I made it halfway through my first year of university before I acknowledged I had made a serious mistake. All pleasure in reading and writing was steadily being stripped away, the gorgeous stories breaking into motifs and foils and pathetic fallacies. I didn't want to look behind the curtain anymore. I just wanted to read and let the words carry me away.
So I became a chartered accountant instead, eliciting astounded laughter from my mother, the English teacher. "You can hardly add!" she exclaimed in her usual supportive way. "That's why we have calculators," I said haughtily, confident in my new career choice. Analyzing a business case and a novel had more in common than one might think, and accounting soothed the practical side of me that had always rolled my eyes when the incense at coffeehouse poetry readings got too thick.

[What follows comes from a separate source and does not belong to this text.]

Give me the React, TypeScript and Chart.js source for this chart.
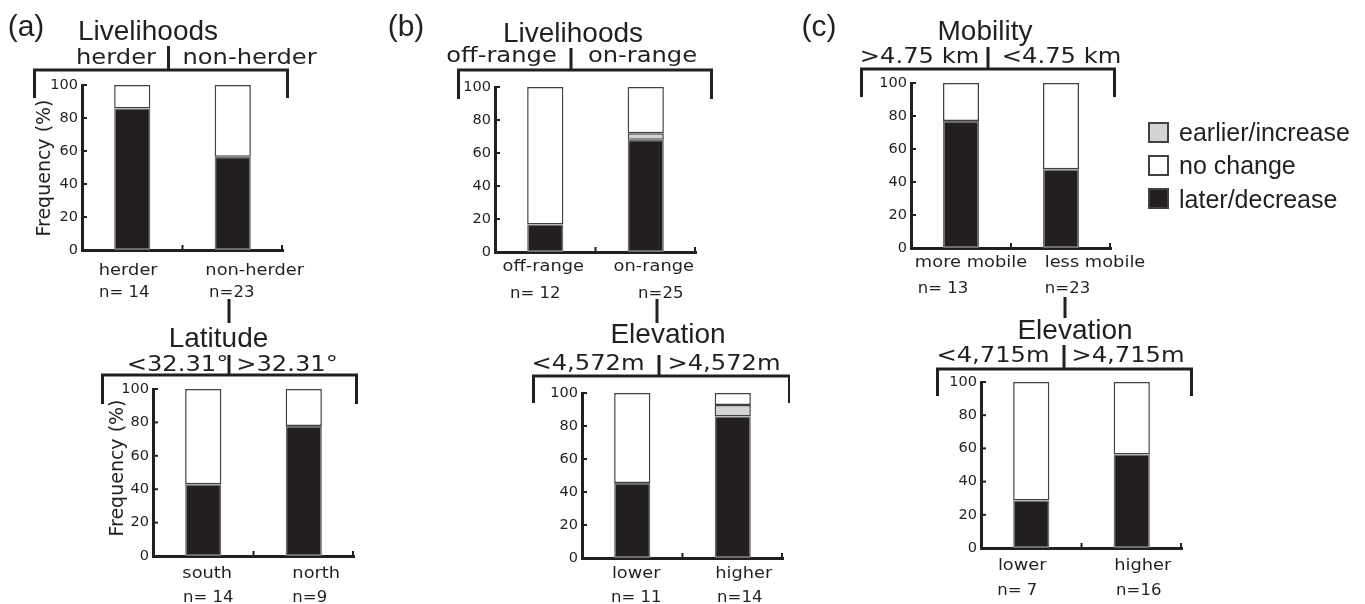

After all, work would only take up, what, eight hours a day? That should leave at least eight hours free for reading and writing, which I'd be able to enjoy without critiquing every turn of phrase. Not to mention I wouldn't have to live in a cardboard shack with accounting as my day job.
What I didn't realize in my student days was that a full-time job doesn't take only your time (which is almost certainly more than eight hours a day in a professional career). It takes your focus, your energy, your self-esteem. And if the job itself doesn't wear you out, your commute to and from that job certainly will. When I envisioned reading and writing as hobbies, I didn't know I would feel like I'd just pulled an all-nighter by the time I got around to them at 11 o'clock each evening. In an effort not to destroy my passions, I've squeezed them out of my life completely.
In two months, my maternity leave is over and it's back to suits and briefcases. For the first time since I proudly hung my degrees on my office wall, I wonder if I've made a mistake.